CINQUE SQUADRE in quattro punti. E due partite alla fine del girone d’andata. Sono i numeri della serie A più incerta alla vigilia della ripartenza 2016. E chi più di Aldo Serena, campione d’Italia con le tre maglie più titolate, può interpretare un torneo che fino a oggi ha visto alternarsi ben quattro squadre in vetta. «Testina d’oro» per la sua abilità nel colpo di testa, era uno di quelli che si buttavano su ogni pallone, quelli che non mollavano mai, ma sempre con la valigia pronta, soprattutto tra Torino e Milano. E oggi, da commentatore tv, analizza con lucidità e senza mezze misure pregi e difetti delle cinque squadre al vertice.
Serena, l’Inter aveva preso un vantaggio rassicurante e invece con la Lazio si è rimangiata tutto…
«Una partita compromessa da due follie di Felipe Melo. Empoli e Sassuolo sono le due provinciali più in forma ma sono convinto che la squadra di Mancini le possa vincere tutte due e diventare campione d’inverno».
Cosa manca ai nerazzurri per prendere il largo?
«Alcuni giocatori hanno deluso, penso in particolare a Kondogbia su cui erano riposte molte speranze. In compenso Ljajic si è inserito molto bene ma quello che serve è un coinvolgimento maggiore di Icardi: gli esterni alti sono troppo egoisti. Con un Maurito più inserito nella manovra non ce n’è per nessuno. Anche perché non partecipare alle coppe europee è un vantaggio non da poco».
Subito sotto c’è una Fiorentina che nessuno poteva immaginare lassù. O no?
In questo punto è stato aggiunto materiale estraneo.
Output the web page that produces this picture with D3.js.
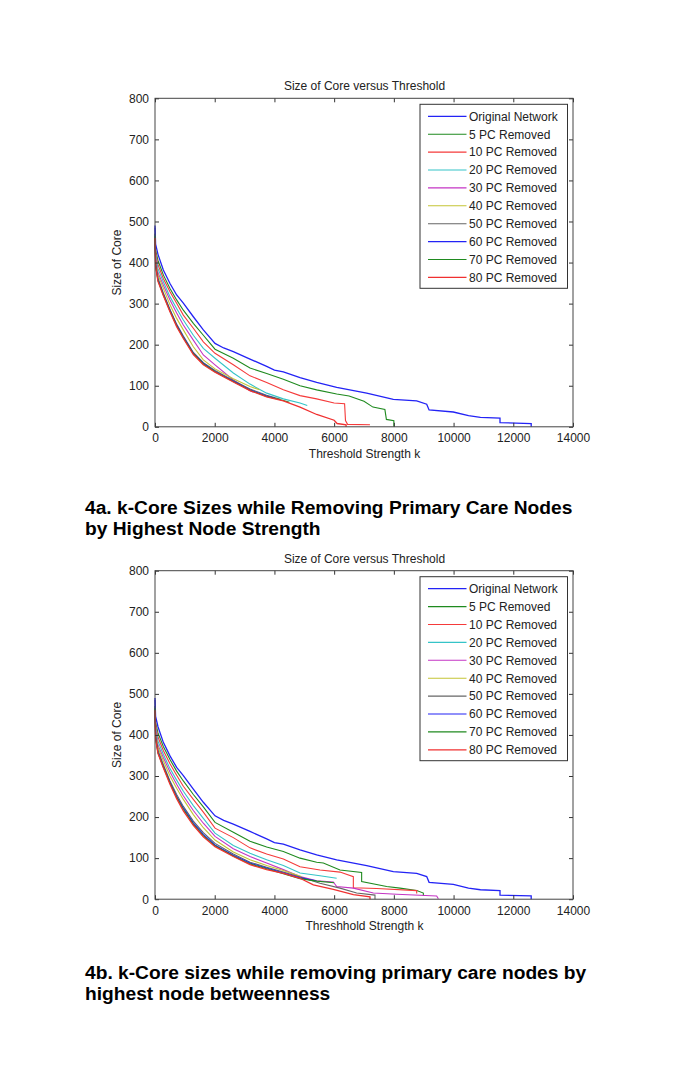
<!DOCTYPE html>
<html>
<head>
<meta charset="utf-8">
<script src="https://cdn.jsdelivr.net/npm/d3@7"></script>
<style>
  body { margin: 0; background: #fff; }
  text { font-family: Arial, "Liberation Sans", Helvetica, sans-serif; }
</style>
</head>
<body>
<script>
// legend labels and line colours (matlab default colour order)
var seriesNames = ["Original Network", "5 PC Removed", "10 PC Removed", "20 PC Removed",
  "30 PC Removed", "40 PC Removed", "50 PC Removed", "60 PC Removed", "70 PC Removed", "80 PC Removed"];
var seriesColors = ["#2323f5", "#1f8a1f", "#f53a3a", "#35c4c8", "#c435c4", "#c4c435", "#666666", "#2323f5", "#1f8a1f", "#f03030"];

var xTicks = [0, 2000, 4000, 6000, 8000, 10000, 12000, 14000];
var yTicks = [0, 100, 200, 300, 400, 500, 600, 700, 800];

// original network (same in both figures)
var origNet = [[0,490],[20,445],[100,420],[279,382],[502,349],[725,321],[949,301],[1284,268],[1619,236],[2010,203],[2300,192],[2623,183],[3182,165],[3740,147],[4000,138],[4299,134],[4857,120],[5415,108],[6086,96],[7090,82],[7982,67],[8765,63],[9100,55],[9180,41],[9991,36],[10500,27],[10900,23],[11555,21],[11555,10],[12600,8],[12600,0]];

// fig 4a - removal by node strength
var a5 = [[0,470],[20,430],[100,405],[279,370],[502,337],[725,309],[949,284],[1284,252],[1619,223],[2010,189],[2623,167],[3182,143],[3740,130],[4299,116],[4857,100],[5415,90],[6086,80],[6500,75],[7000,62],[7300,48],[7700,42],[7750,18],[8000,15],[8000,0]];
var a10 = [[0,460],[20,425],[100,395],[279,361],[502,329],[725,301],[949,272],[1284,240],[1619,207],[2010,179],[2623,151],[3182,124],[3740,108],[4299,90],[4857,76],[5415,68],[6000,58],[6350,56],[6380,15],[6450,6],[7200,5]];
var a20 = [[0,450],[20,420],[100,385],[279,353],[502,317],[725,288],[949,260],[1284,223],[1619,191],[2010,167],[2623,131],[3182,104],[3740,82],[4299,68],[4857,58],[5100,52]];
var a30 = [[0,445],[20,410],[100,375],[279,345],[502,309],[725,277],[949,248],[1284,211],[1619,175],[2010,151],[2623,114],[3182,88],[3300,84]];
var a40 = [[0,440],[20,405],[100,370],[279,337],[502,297],[725,264],[949,236],[1284,195],[1619,163],[2010,141],[2623,117],[3182,98],[3500,90]];
var a50 = [[0,470],[20,400],[100,362],[279,326],[502,286],[725,250],[949,221],[1284,181],[1619,156],[2010,137],[2623,113],[3182,92],[3740,77],[4200,67]];
var a60 = [[0,485],[20,395],[100,358],[279,323],[502,284],[725,248],[949,219],[1284,179],[1619,155],[2010,135],[2623,111],[3182,90],[3740,75],[4000,70]];
var a70 = [[0,465],[20,392],[100,356],[279,321],[502,282],[725,246],[949,217],[1284,178],[1619,153],[2010,134],[2623,110],[3182,89],[3740,74],[4299,64],[4500,60]];
var a80 = [[0,460],[20,390],[100,354],[279,320],[502,280],[725,244],[949,215],[1284,176],[1619,151],[2010,133],[2623,109],[3182,88],[3740,73],[4299,63],[4857,48],[5415,30],[6000,16],[6100,8],[6400,5],[6400,0]];

// fig 4b - removal by node betweenness
var b5 = [[0,470],[20,430],[100,405],[279,372],[502,340],[725,312],[949,288],[1284,255],[1619,225],[2010,187],[2623,163],[3182,141],[3740,127],[4299,116],[4857,100],[5415,90],[5638,88],[6196,71],[6921,65],[6921,43],[7759,31],[8206,27],[8765,21],[8988,15],[8988,8]];
var b10 = [[0,460],[20,425],[100,395],[279,362],[502,330],[725,302],[949,275],[1284,243],[1619,212],[2010,173],[2623,150],[3182,125],[3740,110],[4299,98],[4857,79],[5526,71],[6196,66],[6643,55],[6643,28],[7423,26],[8765,21],[8765,14]];
var b20 = [[0,450],[20,420],[100,385],[279,353],[502,318],[725,290],[949,263],[1284,228],[1619,197],[2010,161],[2623,131],[3182,112],[3740,96],[4299,82],[4857,64],[5526,57],[6085,51]];
var b30 = [[0,445],[20,410],[100,375],[279,345],[502,310],[725,280],[949,252],[1284,216],[1619,185],[2010,153],[2623,123],[3182,104],[3740,88],[4299,72],[4857,55],[5415,45],[5973,42],[6085,31],[6643,27],[7313,15],[8094,12],[9434,8],[9490,1]];
var b40 = [[0,440],[20,405],[100,370],[279,337],[502,300],[725,270],[949,243],[1284,206],[1619,174],[2010,144],[2623,115],[3182,96],[3740,82],[4299,70],[4900,55]];
var b50 = [[0,470],[20,400],[100,362],[279,328],[502,288],[725,255],[949,226],[1284,190],[1619,162],[2010,136],[2623,110],[3182,90],[3740,78],[4299,66],[4857,54],[5526,39],[6196,27],[6755,15],[7368,10],[7368,0]];
var b60 = [[0,485],[20,395],[100,358],[279,323],[502,285],[725,250],[949,222],[1284,186],[1619,158],[2010,132],[2623,107],[3182,88],[3740,76],[4299,64],[4857,52],[5400,45]];
var b70 = [[0,465],[20,392],[100,356],[279,322],[502,283],[725,248],[949,219],[1284,183],[1619,155],[2010,130],[2623,105],[3182,86],[3740,74],[4299,62],[4857,50],[5415,44],[6000,40]];
var b80 = [[0,460],[20,390],[100,355],[279,320],[502,280],[725,245],[949,215],[1284,180],[1619,152],[2010,128],[2623,104],[3182,84],[3740,72],[4299,63],[4857,51],[5303,35],[5973,24],[6643,11],[7201,6],[7201,0]];

var svg = d3.select("body").append("svg")
  .attr("width", 685)
  .attr("height", 1082);

// plot box geometry
var left = 155, plotW = 418, plotH = 328.5;

var x = d3.scaleLinear().domain([0, 14000]).range([0, plotW]);
var y = d3.scaleLinear().domain([0, 800]).range([plotH, 0]);

var line = d3.line()
  .x(function(d) { return x(d[0]); })
  .y(function(d) { return y(d[1]); });

drawPanel(98.3, [origNet, a5, a10, a20, a30, a40, a50, a60, a70, a80], "Threshold Strength k",
  ["4a. k-Core Sizes while Removing Primary Care Nodes", "by Highest Node Strength"], 513.5);
drawPanel(570.7, [origNet, b5, b10, b20, b30, b40, b50, b60, b70, b80], "Threshhold Strength k",
  ["4b. k-Core sizes while removing primary care nodes by", "highest node betweenness"], 979);

function drawPanel(top, data, xlab, caption, capY) {
  var g = svg.append("g").attr("transform", "translate(" + left + "," + top + ")");

  g.append("rect")
    .attr("width", plotW).attr("height", plotH)
    .attr("fill", "#fff");

  // curves
  g.selectAll("path.curve")
    .data(data)
    .enter()
    .append("path")
    .attr("class", "curve")
    .attr("d", line)
    .attr("fill", "none")
    .attr("stroke", function(d, i) { return seriesColors[i]; })
    .attr("stroke-width", function(d, i) { return (i == 0 || i == 9) ? 1.3 : 1.1; });

  // ticks on all four sides, pointing inwards
  var fmt = d3.format("d");
  var bottom = g.append("g").attr("transform", "translate(0," + plotH + ")")
    .call(d3.axisBottom(x).tickValues(xTicks).tickFormat(fmt).tickSize(-4).tickPadding(7).tickSizeOuter(0));
  var topAx = g.append("g")
    .call(d3.axisTop(x).tickValues(xTicks).tickSize(-4).tickFormat("").tickSizeOuter(0));
  var leftAx = g.append("g")
    .call(d3.axisLeft(y).tickValues(yTicks).tickFormat(fmt).tickSize(-4).tickPadding(6).tickSizeOuter(0));
  var rightAx = g.append("g").attr("transform", "translate(" + plotW + ",0)")
    .call(d3.axisRight(y).tickValues(yTicks).tickSize(-4).tickFormat("").tickSizeOuter(0));

  [bottom, topAx, leftAx, rightAx].forEach(function(a) {
    a.selectAll(".domain").remove();
    a.selectAll("line").attr("stroke", "#333");
    a.selectAll("text")
      .attr("font-size", "12px")
      .attr("fill", "#222")
      .style("font-family", "Arial, 'Liberation Sans', sans-serif");
  });

  g.append("rect")
    .attr("width", plotW).attr("height", plotH)
    .attr("fill", "none")
    .attr("stroke", "#444")
    .attr("stroke-width", 1);

  // title and axis labels
  g.append("text")
    .attr("x", plotW / 2 + 0.5).attr("y", -8)
    .attr("text-anchor", "middle")
    .attr("font-size", "12px").attr("fill", "#222")
    .text("Size of Core versus Threshold");
  g.append("text")
    .attr("x", plotW / 2 + 0.5).attr("y", plotH + 31)
    .attr("text-anchor", "middle")
    .attr("font-size", "12px").attr("fill", "#222")
    .text(xlab);
  g.append("text")
    .attr("transform", "translate(-34," + (plotH / 2) + ") rotate(-90)")
    .attr("text-anchor", "middle")
    .attr("font-size", "12px").attr("fill", "#222")
    .text("Size of Core");

  // legend
  var lg = g.append("g").attr("transform", "translate(265,6)");
  lg.append("rect")
    .attr("width", 147.5).attr("height", 184)
    .attr("fill", "#fff")
    .attr("stroke", "#333");
  var items = lg.selectAll("g.item")
    .data(seriesNames)
    .enter()
    .append("g")
    .attr("class", "item")
    .attr("transform", function(d, i) { return "translate(0," + (12 + i * 17.9) + ")"; });
  items.append("line")
    .attr("x1", 8).attr("x2", 46.5)
    .attr("stroke", function(d, i) { return seriesColors[i]; })
    .attr("stroke-width", function(d, i) { return (i == 0 || i == 9) ? 1.3 : 1.1; });
  items.append("text")
    .attr("x", 49).attr("dy", "0.36em")
    .attr("font-size", "12px").attr("fill", "#222")
    .text(function(d) { return d; });

  // caption under the figure
  svg.selectAll(null)
    .data(caption)
    .enter()
    .append("text")
    .attr("x", 85)
    .attr("y", function(d, i) { return capY + i * 21; })
    .attr("font-size", "19.2px")
    .attr("font-weight", "bold")
    .attr("fill", "#000")
    .text(function(d) { return d; });
}
</script>
</body>
</html>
«Merito di Paulo Sousa. Montella aveva fatto vedere un calcio brillante ma non molto equilibrato: il portoghese ha trovato la strada giusta per fare meglio. Per di più con un organico che rispetto alle altre quattro lassù è inferiore. Ci si attendeva molto da Suarez e invece il migliore fino a ora è stato Kalinic. L’unico limite che possono avere i viola è quello dell’eccessivo possesso palla: può risultare prevedibile, qualche verticalizzazione in più non guasterebbe».
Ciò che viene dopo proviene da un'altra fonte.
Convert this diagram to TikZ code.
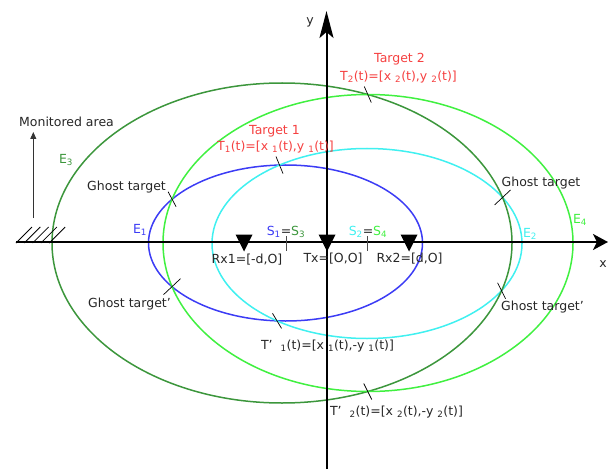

Il Napoli ha un organico di primissimo ordine. E Sarri non sta pagando lo scotto dell’inesperienza in una grande.
«Aver conquistato una piazza esigente è un merito importante. La chiave di volta dal punto di vista tattico, secondo me, è Hamsik: si è calato subito nell’idea di gioco dell’allenatore partendo da una posizione più defilata rispetto agli anni precedenti. Higuain sta vivendo il suo momento migliore mentre Callejon può sicuramente dare di più alla squadra. L’unico rischio è quello dell’eccessiva pressione: la festa dopo la vittoria sofferta con l’Inter è stata emblematica. Ci sarà da incanalare sui binari giusti un entusiasmo che può essere controproducente».
Di rincorsa, la Juventus sembra essere tornata quella degli anni scorsi. O manca ancora qualcosa?
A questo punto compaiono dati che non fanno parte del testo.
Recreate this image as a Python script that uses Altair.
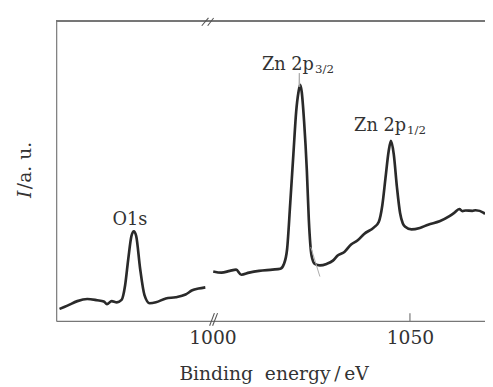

«In quest’ultimo periodo è tornata la squadra quadrata e cinica che conoscevamo, se escludiamo gli ultimi minuti con il Carpi. Se devo trovare un difetto sono le poche alternative ai titolari di centrocampo. Credo che Gundogan farebbe al caso di Allegri mentre in attacco e in difesa i giocatori hanno ritrovato la condizione e l’atteggiamento mentale dei momenti migliori. La più bella sorpresa è Dybala che si è inserito alla grande nonostante la giovane età. Ha messo in ombra Morata, ma sono convinto che anche lui alla fine saprà essere determinante come lo scorso anno».
Al contrario dei bianconeri la Roma è partita molto bene e adesso sta vivendo uno psicodramma collettivo. Perché?
«La Roma ha sofferto le difficoltà di inserimento di Dzeko. Il momento migliore della squadra capitolina si è palesato quando Salah e Gervinho sono saliti di condizione. Con i loro infortuni, quasi in contemporanea, il gioco ha perso brillantezza soprattutto in contropiede. Complice una fase difensiva da rivedere, tutta la squadra si è disunita. Non aiuta una freddezza evidente fra la società e l’allenatore: quando non c’è unità d’intenti è difficile fare risultati».
Domenica prossima c’è Roma-Milan. Ultima chiamata per il Diavolo in ottica Champions?
«Mihajlovic non è riuscito a lasciare la sua impronta di compattezza e intensità. Anche qui, con il rapporto ormai logorato tra il tecnico e Berlusconi, non sarà facile risalire la china».